Franchise fatigue is inevitable — but it doesn't matter

There's no question that franchise fatigue will be a major factor as the studios try to increase the frequency of comic-book movies and other films based on big properties, says Mumpower.


"At some point, an Avengers movie will disappoint a lot of people. After all, it happened with the Batman franchise in the 1990s," says Mumpower. "Maintaining fresh ideas after an extended period is an all but impossible task."

But it doesn't matter — because "franchise fatigue" is a domestic issue, and meanwhile global box office is expanding so quickly that even movies that underperform in the United States tend to do fine in the end. Add in revenue from merchandising, and almost all of these movies make money — unless you've got a Jonah Hex or Green Lantern on your hands, which is rare.


At the moment, there seems to be a honeymoon of some sort with the rapidly expanding overseas audience — they seem to support any studio movies, regardless of how well they're received stateside. "As of right now, even dreck like Transcendence can garner double its domestic take abroad," says Mumpower.

Of course, studios don't get as big a share of overseas box office as they get domestically — according to Mumpower, super-analyst Edward Jay Epstein went through the studio books and found that distributors only get one out of six dollars made overseas, but the percentage may have improved recently.
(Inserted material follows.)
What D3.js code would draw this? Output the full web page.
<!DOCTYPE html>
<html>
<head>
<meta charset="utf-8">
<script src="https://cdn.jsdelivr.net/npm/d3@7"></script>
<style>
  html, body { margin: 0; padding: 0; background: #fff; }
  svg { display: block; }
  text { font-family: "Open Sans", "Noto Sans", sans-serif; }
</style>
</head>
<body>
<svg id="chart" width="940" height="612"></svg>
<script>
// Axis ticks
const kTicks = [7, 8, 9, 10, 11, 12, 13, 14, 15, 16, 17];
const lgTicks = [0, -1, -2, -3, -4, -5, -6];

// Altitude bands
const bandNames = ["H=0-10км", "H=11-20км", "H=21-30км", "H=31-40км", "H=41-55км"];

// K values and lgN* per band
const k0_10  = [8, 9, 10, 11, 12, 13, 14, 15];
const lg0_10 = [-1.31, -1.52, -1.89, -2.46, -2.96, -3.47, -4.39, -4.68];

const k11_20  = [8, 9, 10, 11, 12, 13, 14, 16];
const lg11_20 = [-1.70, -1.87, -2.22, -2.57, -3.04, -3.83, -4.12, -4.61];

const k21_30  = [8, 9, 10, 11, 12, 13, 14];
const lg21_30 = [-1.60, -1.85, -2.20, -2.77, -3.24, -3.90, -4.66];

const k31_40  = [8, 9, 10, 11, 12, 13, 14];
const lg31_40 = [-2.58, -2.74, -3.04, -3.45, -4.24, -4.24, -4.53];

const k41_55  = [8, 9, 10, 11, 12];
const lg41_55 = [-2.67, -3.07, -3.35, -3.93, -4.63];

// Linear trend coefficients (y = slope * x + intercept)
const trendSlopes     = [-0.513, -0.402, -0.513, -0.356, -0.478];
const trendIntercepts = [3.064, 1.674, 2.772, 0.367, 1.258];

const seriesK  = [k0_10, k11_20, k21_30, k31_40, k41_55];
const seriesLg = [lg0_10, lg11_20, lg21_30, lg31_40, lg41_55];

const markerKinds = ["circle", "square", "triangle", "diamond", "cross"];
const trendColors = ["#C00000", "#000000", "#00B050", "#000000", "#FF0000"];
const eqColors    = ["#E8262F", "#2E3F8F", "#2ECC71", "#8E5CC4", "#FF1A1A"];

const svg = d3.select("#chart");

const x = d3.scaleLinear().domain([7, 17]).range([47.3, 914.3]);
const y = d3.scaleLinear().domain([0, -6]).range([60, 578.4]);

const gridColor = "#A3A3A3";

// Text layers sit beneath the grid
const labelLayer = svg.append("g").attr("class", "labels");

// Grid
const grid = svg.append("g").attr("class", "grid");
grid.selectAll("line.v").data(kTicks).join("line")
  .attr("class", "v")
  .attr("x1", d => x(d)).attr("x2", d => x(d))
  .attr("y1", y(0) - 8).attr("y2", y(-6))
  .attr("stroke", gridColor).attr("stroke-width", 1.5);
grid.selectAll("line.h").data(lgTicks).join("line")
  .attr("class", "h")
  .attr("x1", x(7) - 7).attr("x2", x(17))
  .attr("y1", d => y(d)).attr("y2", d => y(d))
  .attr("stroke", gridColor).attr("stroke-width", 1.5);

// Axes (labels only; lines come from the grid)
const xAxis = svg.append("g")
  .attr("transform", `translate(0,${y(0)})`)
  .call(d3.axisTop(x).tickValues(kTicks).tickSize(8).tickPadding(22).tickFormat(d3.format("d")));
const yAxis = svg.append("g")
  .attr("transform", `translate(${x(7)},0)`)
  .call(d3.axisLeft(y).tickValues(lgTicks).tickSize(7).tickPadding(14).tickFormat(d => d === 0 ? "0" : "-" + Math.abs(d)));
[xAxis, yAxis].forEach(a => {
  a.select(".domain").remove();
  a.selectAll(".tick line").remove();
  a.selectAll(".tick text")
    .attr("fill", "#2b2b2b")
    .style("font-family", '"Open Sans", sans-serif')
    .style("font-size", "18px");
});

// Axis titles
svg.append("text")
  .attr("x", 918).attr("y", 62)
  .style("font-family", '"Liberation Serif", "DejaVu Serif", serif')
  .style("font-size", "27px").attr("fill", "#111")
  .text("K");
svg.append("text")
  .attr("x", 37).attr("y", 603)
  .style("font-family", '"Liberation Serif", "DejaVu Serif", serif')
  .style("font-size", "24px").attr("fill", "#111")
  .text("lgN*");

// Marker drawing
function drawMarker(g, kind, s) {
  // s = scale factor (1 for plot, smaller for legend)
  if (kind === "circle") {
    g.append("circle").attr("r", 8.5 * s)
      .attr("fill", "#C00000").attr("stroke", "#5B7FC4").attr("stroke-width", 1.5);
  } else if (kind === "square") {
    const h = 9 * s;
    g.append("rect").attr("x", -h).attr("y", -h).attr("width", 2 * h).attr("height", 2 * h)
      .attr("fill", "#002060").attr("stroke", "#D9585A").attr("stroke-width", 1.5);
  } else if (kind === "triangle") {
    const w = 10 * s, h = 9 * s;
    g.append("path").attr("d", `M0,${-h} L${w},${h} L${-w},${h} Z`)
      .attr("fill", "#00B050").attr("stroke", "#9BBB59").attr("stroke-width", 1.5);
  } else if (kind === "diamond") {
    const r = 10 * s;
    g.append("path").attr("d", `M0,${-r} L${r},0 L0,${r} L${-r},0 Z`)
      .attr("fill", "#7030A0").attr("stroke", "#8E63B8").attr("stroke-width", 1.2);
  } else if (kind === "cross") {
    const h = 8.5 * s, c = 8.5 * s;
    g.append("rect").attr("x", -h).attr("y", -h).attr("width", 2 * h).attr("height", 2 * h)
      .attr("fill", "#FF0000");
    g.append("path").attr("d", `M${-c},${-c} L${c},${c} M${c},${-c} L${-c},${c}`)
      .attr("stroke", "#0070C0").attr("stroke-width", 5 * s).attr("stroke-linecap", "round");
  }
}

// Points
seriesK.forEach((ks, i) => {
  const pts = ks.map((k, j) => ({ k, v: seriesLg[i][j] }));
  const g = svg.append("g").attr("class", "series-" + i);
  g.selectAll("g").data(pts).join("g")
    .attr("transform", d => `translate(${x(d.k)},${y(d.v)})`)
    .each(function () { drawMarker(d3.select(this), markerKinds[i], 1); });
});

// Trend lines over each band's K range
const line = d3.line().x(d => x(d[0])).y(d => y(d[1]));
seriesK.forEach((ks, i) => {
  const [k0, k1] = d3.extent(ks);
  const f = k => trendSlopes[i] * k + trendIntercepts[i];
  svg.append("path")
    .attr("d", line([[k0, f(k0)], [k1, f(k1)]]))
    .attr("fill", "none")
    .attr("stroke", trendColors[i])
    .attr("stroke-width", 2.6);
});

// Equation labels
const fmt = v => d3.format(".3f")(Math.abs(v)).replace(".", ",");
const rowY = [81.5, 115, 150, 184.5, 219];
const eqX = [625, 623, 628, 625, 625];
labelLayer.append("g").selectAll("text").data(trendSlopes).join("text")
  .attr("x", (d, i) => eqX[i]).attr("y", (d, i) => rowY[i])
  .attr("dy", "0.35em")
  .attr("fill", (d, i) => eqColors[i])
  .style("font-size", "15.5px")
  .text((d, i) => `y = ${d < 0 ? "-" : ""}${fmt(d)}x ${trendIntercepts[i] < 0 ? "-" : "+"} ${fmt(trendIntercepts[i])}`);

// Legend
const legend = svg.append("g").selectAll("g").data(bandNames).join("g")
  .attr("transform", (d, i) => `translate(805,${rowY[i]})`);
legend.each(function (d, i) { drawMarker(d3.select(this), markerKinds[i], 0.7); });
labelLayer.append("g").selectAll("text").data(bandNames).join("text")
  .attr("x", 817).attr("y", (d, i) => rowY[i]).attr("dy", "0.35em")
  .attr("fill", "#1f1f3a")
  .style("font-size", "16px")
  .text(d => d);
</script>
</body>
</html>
And China is notorious for withholding payments altogether. But still, tons of movies that would have been considered failures now end up in the black thanks to the fast-growing overseas market.

The bottom line, says Mumpower: "Over the next 10 years, there will probably be about 75 comic book movies released. I expect 80% of them to be profitable enough to justify their production cost, franchise fatigue be damned."